Непонятно, как бы развивались взаимоотношения русичей и литвы в дальнейшем, но зимой 1237/38 года монголы ударили на Рязань и Залесскую Русь, после чего вторглись в Новгородскую землю, разорили Торжок, повернули на юг, прошли через пару окраинных районов Смоленщины и подвергли разгрому лесную землю вятичей, взяв напоследок их столицу Козельск. В 1239 году новые отряды монголов разграбили Муромскую землю и восток Суздальской.

На русичей этот набег произвел ошеломляющее впечатление. Рязань была разгромлена полностью. Во Владимиро-Суздальской Руси пострадало несколько крупных городов, в битве на реке Сить погиб великий князь Юрий II, в ходе военных действий пали все его сыновья.
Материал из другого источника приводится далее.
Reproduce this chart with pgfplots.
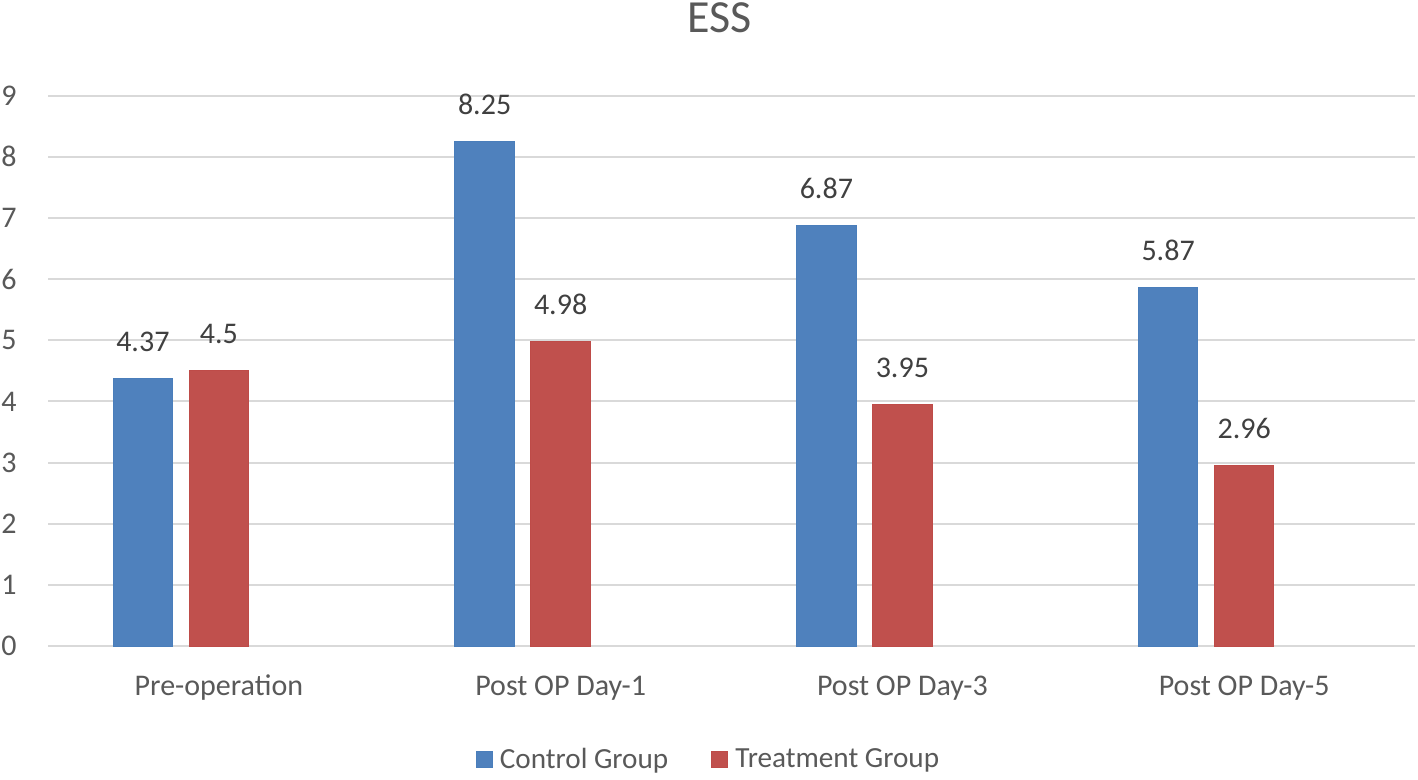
\documentclass[border=0pt]{standalone}
\usepackage{fontspec}
\setmainfont{Carlito}
\usepackage{pgfplots}
\pgfplotsset{compat=1.18}
\definecolor{ctrl}{HTML}{4F81BD}
\definecolor{ctrlb}{HTML}{4A7EBB}
\definecolor{trt}{HTML}{C0504D}
\definecolor{trtb}{HTML}{BE4B48}
\definecolor{gridc}{HTML}{D9D9D9}
\definecolor{txt}{HTML}{595959}
\definecolor{lbl}{HTML}{404040}
\begin{document}
\begin{tikzpicture}
\useasboundingbox (-24bp,-67bp) rectangle (685bp,323bp);
\begin{axis}[
  at={(0,0)}, anchor=south west,
  scale only axis,
  width=683.5bp, height=275.15bp,
  xmin=-0.5, xmax=3.5, ymin=0, ymax=9,
  enlargelimits=false, clip=false,
  ybar, bar width=0.1744,
  axis line style={draw=none},
  major tick length=0pt,
  ymajorgrids, grid style={gridc, line width=1bp},
  ytick={0,1,...,9},
  xtick={0,1,2,3},
  xticklabels={Pre-operation, Post OP Day-1, Post OP Day-3, Post OP Day-5},
  /pgf/number format/assume math mode=true,
  ticklabel style={font=\fontsize{15bp}{18bp}\selectfont, text=txt},
  yticklabel style={anchor=east, inner sep=0pt, xshift=-15.5bp},
  xticklabel style={anchor=base, inner sep=0pt, yshift=-24.5bp},
  nodes near coords,
  nodes near coords style={anchor=base, inner sep=0pt, yshift=13.5bp, font=\fontsize{15bp}{18bp}\selectfont, text=lbl, /pgf/number format/assume math mode=true},
  point meta=explicit symbolic,
  title={ESS},
  title style={at={(0.491,1.094)}, anchor=base, inner sep=0pt, font=\fontsize{23bp}{27bp}\selectfont, text=txt},
  legend style={at={(0.485,-0.207)}, anchor=center, draw=none, fill=none,
    legend columns=2, font=\fontsize{14.6bp}{17bp}\selectfont, text=txt,
    nodes={inner xsep=3.5bp, inner ysep=0pt},
    /tikz/every even column/.append style={column sep=18bp},
    /tikz/every odd column/.append style={column sep=0bp},
    legend cell align=left, inner sep=0pt},
  legend image code/.code={\draw[#1] (0bp,-4bp) rectangle (8bp,4bp);},
]
\addplot[fill=ctrl, draw=ctrlb, line width=0.5bp, bar shift=-0.2224] coordinates {(0,4.37)[4.37] (1,8.25)[8.25] (2,6.87)[6.87] (3,5.87)[5.87]};
\addlegendentry{Control Group}
\addplot[fill=trt, draw=trtb, line width=0.5bp, bar shift=0] coordinates {(0,4.5)[4.5] (1,4.98)[4.98] (2,3.95)[3.95] (3,2.96)[2.96]};
\addlegendentry{Treatment Group}
\end{axis}
\end{tikzpicture}
\end{document}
Бояре, дружинники, простые смерды бежали кто куда. Уходили в Новгород и Смоленск, в Чернигов и Галич. В этом последнем княжестве осели на некоторое время черниговские князья и даже документально зафиксировано присутствие одного рязанского боярина, бежавшего от татар.

В 1239–1240 годах монголы приходят на юг Руси, уничтожают Переяславль-Южный и Чернигов, берут и окончательно вырезают Киев, и без того превратившийся в руину за время русских усобиц, а затем идут на Галичину и Волынь. Эти последние земли пострадали во время нашествия не сильно. Через них монголы двинулись в Малую Польшу, Силезию, Моравию, Венгрию. Зато Черниговщина была разорена даже радикальнее, чем Рязань, и лет через десять уже прекратила существование как политическое целое. Ее последние князья спасались в лесных дебрях, где находился город Дебрянск (современный Брянск), и пытались оттуда управлять остатками Черниговщины.